• [Source data]

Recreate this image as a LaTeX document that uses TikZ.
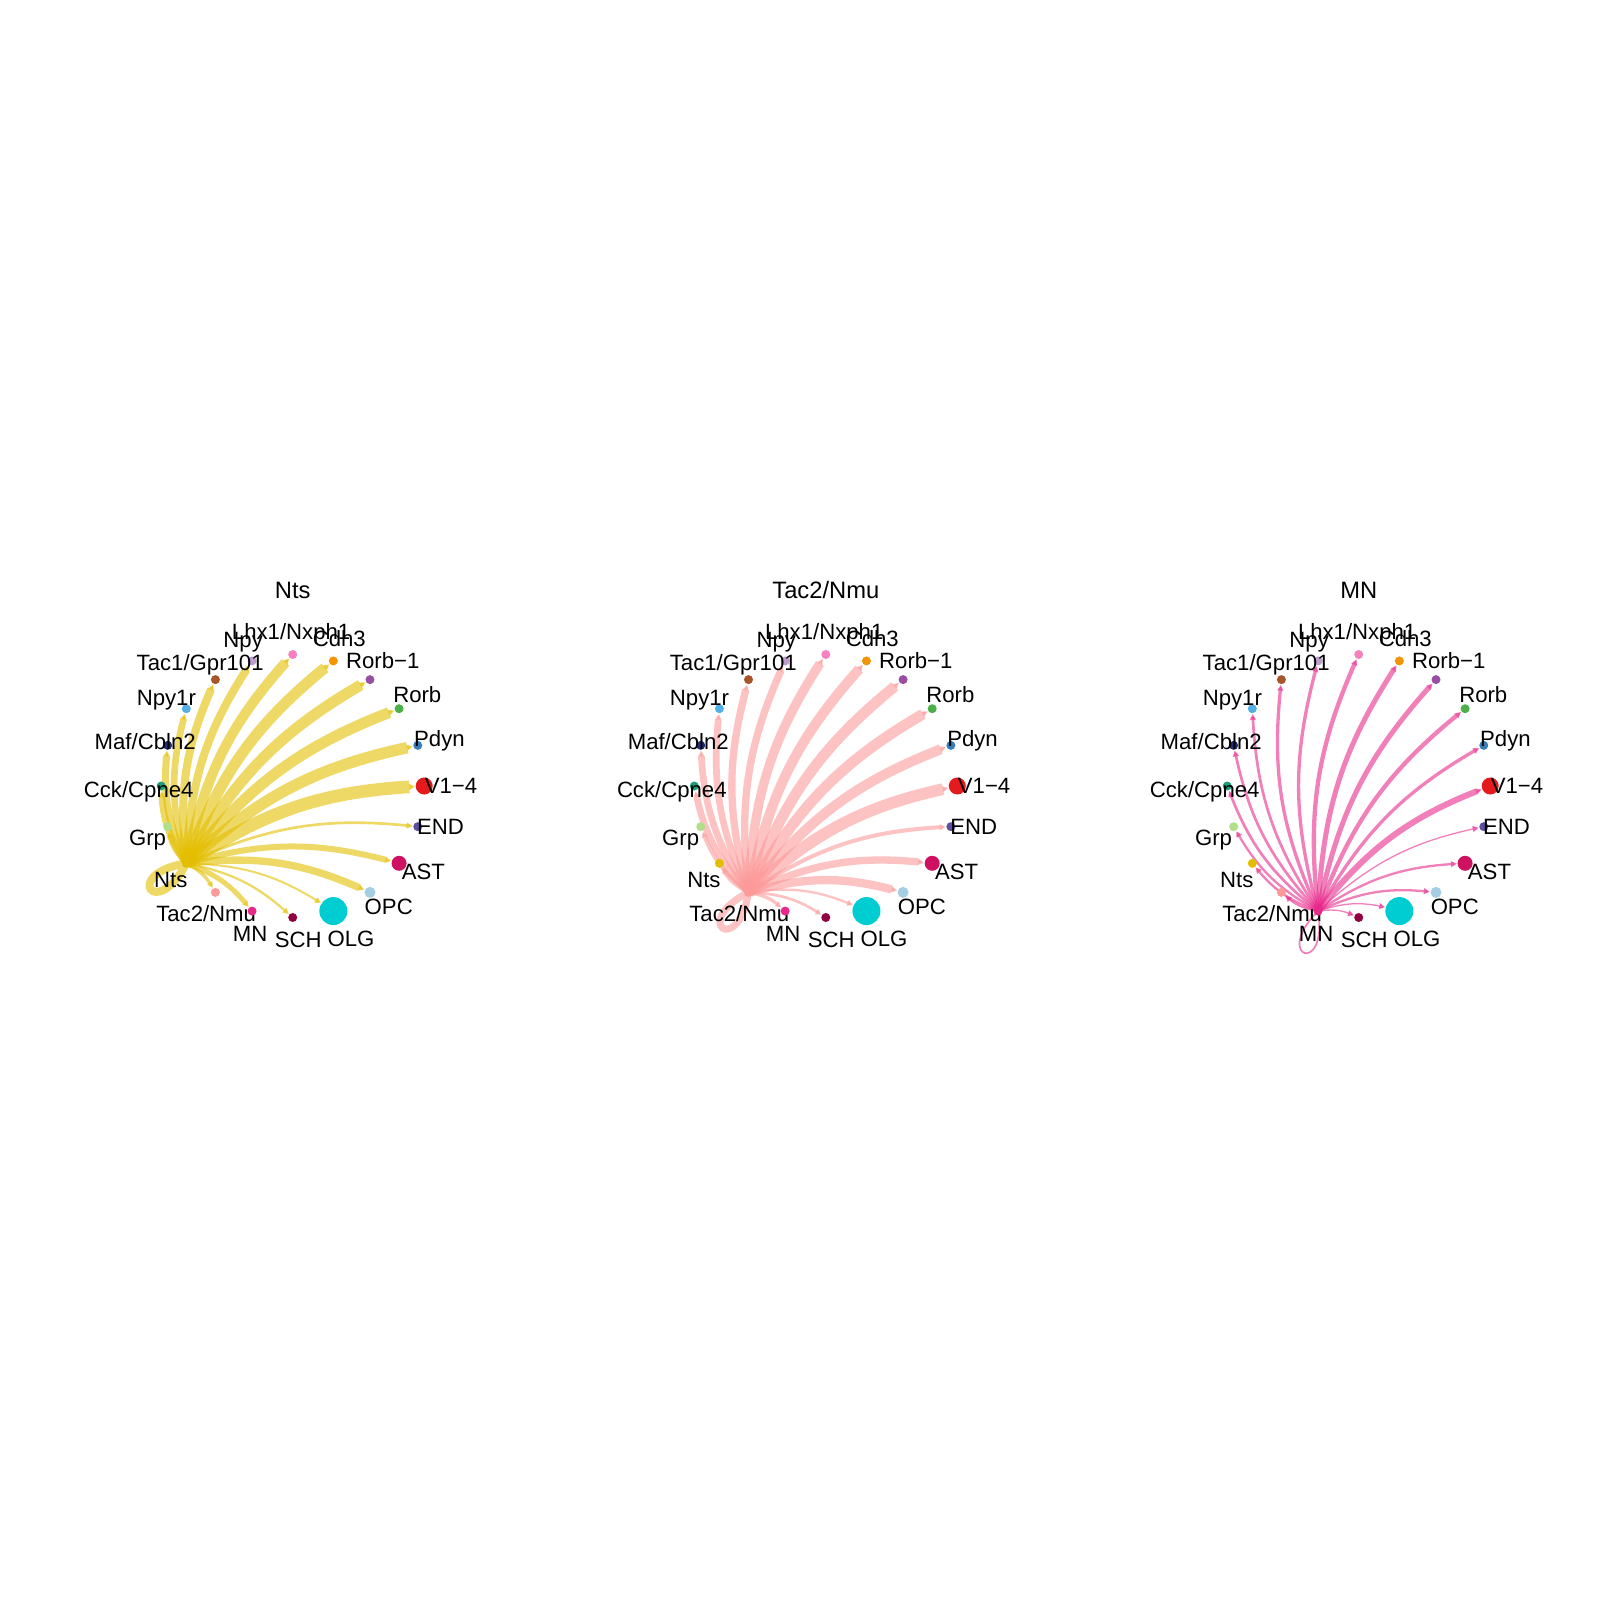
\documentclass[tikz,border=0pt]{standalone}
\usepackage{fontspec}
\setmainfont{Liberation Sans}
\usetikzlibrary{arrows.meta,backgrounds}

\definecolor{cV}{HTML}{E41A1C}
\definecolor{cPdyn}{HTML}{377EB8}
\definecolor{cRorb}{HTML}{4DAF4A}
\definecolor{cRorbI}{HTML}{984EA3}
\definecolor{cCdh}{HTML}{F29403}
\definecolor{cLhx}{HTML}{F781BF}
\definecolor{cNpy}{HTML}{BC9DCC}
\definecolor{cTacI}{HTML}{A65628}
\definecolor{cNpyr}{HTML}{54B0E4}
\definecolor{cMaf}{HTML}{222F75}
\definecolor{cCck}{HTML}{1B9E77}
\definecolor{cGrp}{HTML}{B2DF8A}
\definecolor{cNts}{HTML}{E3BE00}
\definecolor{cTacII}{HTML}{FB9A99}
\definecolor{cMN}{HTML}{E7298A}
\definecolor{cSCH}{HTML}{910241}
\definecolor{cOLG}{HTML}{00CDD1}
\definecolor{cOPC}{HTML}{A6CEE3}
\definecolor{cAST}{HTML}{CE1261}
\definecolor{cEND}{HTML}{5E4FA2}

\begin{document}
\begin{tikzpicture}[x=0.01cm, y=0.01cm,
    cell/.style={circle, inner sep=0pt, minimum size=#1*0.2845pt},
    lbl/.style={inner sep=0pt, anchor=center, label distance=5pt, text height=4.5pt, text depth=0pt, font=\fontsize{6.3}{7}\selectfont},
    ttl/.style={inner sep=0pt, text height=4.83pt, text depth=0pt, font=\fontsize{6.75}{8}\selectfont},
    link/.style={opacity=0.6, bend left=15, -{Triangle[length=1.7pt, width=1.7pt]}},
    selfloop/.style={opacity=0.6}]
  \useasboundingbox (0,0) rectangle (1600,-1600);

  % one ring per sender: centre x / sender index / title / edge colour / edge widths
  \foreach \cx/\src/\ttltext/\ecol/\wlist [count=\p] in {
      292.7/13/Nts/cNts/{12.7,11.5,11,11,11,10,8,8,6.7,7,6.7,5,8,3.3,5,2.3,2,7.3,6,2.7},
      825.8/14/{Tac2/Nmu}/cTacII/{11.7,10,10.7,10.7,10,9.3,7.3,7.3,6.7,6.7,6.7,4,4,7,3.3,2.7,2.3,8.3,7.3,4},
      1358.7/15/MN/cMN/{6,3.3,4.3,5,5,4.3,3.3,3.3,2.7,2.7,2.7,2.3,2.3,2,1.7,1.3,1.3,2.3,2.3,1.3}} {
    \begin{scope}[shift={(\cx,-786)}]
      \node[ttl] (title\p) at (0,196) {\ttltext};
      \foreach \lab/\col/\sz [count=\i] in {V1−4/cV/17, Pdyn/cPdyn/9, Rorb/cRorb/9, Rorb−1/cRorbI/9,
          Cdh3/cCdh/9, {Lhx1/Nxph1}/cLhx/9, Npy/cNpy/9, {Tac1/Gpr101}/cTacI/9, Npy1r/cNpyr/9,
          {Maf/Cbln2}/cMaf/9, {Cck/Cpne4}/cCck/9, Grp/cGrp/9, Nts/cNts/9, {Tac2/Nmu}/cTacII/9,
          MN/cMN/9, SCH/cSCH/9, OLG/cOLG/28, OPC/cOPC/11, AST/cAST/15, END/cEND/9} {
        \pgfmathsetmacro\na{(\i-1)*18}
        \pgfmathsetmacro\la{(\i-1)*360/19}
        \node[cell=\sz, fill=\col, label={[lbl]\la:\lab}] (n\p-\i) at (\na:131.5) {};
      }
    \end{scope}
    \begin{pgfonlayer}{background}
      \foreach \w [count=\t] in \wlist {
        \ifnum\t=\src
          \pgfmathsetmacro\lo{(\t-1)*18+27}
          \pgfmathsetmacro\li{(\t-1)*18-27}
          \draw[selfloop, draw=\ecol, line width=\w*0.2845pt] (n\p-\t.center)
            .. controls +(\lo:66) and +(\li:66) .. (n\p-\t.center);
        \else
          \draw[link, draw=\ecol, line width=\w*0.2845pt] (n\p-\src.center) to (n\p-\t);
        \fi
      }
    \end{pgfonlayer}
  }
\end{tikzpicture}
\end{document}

• [Direction] Transcribe the full listing above exactly as it stands, minus the pictures.

• [In response]
Recreate this image as a LaTeX document that uses TikZ.
\documentclass[tikz,border=0pt]{standalone}
\usepackage{fontspec}
\setmainfont{Liberation Sans}
\usetikzlibrary{arrows.meta,backgrounds}

\definecolor{cV}{HTML}{E41A1C}
\definecolor{cPdyn}{HTML}{377EB8}
\definecolor{cRorb}{HTML}{4DAF4A}
\definecolor{cRorbI}{HTML}{984EA3}
\definecolor{cCdh}{HTML}{F29403}
\definecolor{cLhx}{HTML}{F781BF}
\definecolor{cNpy}{HTML}{BC9DCC}
\definecolor{cTacI}{HTML}{A65628}
\definecolor{cNpyr}{HTML}{54B0E4}
\definecolor{cMaf}{HTML}{222F75}
\definecolor{cCck}{HTML}{1B9E77}
\definecolor{cGrp}{HTML}{B2DF8A}
\definecolor{cNts}{HTML}{E3BE00}
\definecolor{cTacII}{HTML}{FB9A99}
\definecolor{cMN}{HTML}{E7298A}
\definecolor{cSCH}{HTML}{910241}
\definecolor{cOLG}{HTML}{00CDD1}
\definecolor{cOPC}{HTML}{A6CEE3}
\definecolor{cAST}{HTML}{CE1261}
\definecolor{cEND}{HTML}{5E4FA2}

\begin{document}
\begin{tikzpicture}[x=0.01cm, y=0.01cm,
    cell/.style={circle, inner sep=0pt, minimum size=#1*0.2845pt},
    lbl/.style={inner sep=0pt, anchor=center, label distance=5pt, text height=4.5pt, text depth=0pt, font=\fontsize{6.3}{7}\selectfont},
    ttl/.style={inner sep=0pt, text height=4.83pt, text depth=0pt, font=\fontsize{6.75}{8}\selectfont},
    link/.style={opacity=0.6, bend left=15, -{Triangle[length=1.7pt, width=1.7pt]}},
    selfloop/.style={opacity=0.6}]
  \useasboundingbox (0,0) rectangle (1600,-1600);

  % one ring per sender: centre x / sender index / title / edge colour / edge widths
  \foreach \cx/\src/\ttltext/\ecol/\wlist [count=\p] in {
      292.7/13/Nts/cNts/{12.7,11.5,11,11,11,10,8,8,6.7,7,6.7,5,8,3.3,5,2.3,2,7.3,6,2.7},
      825.8/14/{Tac2/Nmu}/cTacII/{11.7,10,10.7,10.7,10,9.3,7.3,7.3,6.7,6.7,6.7,4,4,7,3.3,2.7,2.3,8.3,7.3,4},
      1358.7/15/MN/cMN/{6,3.3,4.3,5,5,4.3,3.3,3.3,2.7,2.7,2.7,2.3,2.3,2,1.7,1.3,1.3,2.3,2.3,1.3}} {
    \begin{scope}[shift={(\cx,-786)}]
      \node[ttl] (title\p) at (0,196) {\ttltext};
      \foreach \lab/\col/\sz [count=\i] in {V1−4/cV/17, Pdyn/cPdyn/9, Rorb/cRorb/9, Rorb−1/cRorbI/9,
          Cdh3/cCdh/9, {Lhx1/Nxph1}/cLhx/9, Npy/cNpy/9, {Tac1/Gpr101}/cTacI/9, Npy1r/cNpyr/9,
          {Maf/Cbln2}/cMaf/9, {Cck/Cpne4}/cCck/9, Grp/cGrp/9, Nts/cNts/9, {Tac2/Nmu}/cTacII/9,
          MN/cMN/9, SCH/cSCH/9, OLG/cOLG/28, OPC/cOPC/11, AST/cAST/15, END/cEND/9} {
        \pgfmathsetmacro\na{(\i-1)*18}
        \pgfmathsetmacro\la{(\i-1)*360/19}
        \node[cell=\sz, fill=\col, label={[lbl]\la:\lab}] (n\p-\i) at (\na:131.5) {};
      }
    \end{scope}
    \begin{pgfonlayer}{background}
      \foreach \w [count=\t] in \wlist {
        \ifnum\t=\src
          \pgfmathsetmacro\lo{(\t-1)*18+27}
          \pgfmathsetmacro\li{(\t-1)*18-27}
          \draw[selfloop, draw=\ecol, line width=\w*0.2845pt] (n\p-\t.center)
            .. controls +(\lo:66) and +(\li:66) .. (n\p-\t.center);
        \else
          \draw[link, draw=\ecol, line width=\w*0.2845pt] (n\p-\src.center) to (n\p-\t);
        \fi
      }
    \end{pgfonlayer}
  }
\end{tikzpicture}
\end{document}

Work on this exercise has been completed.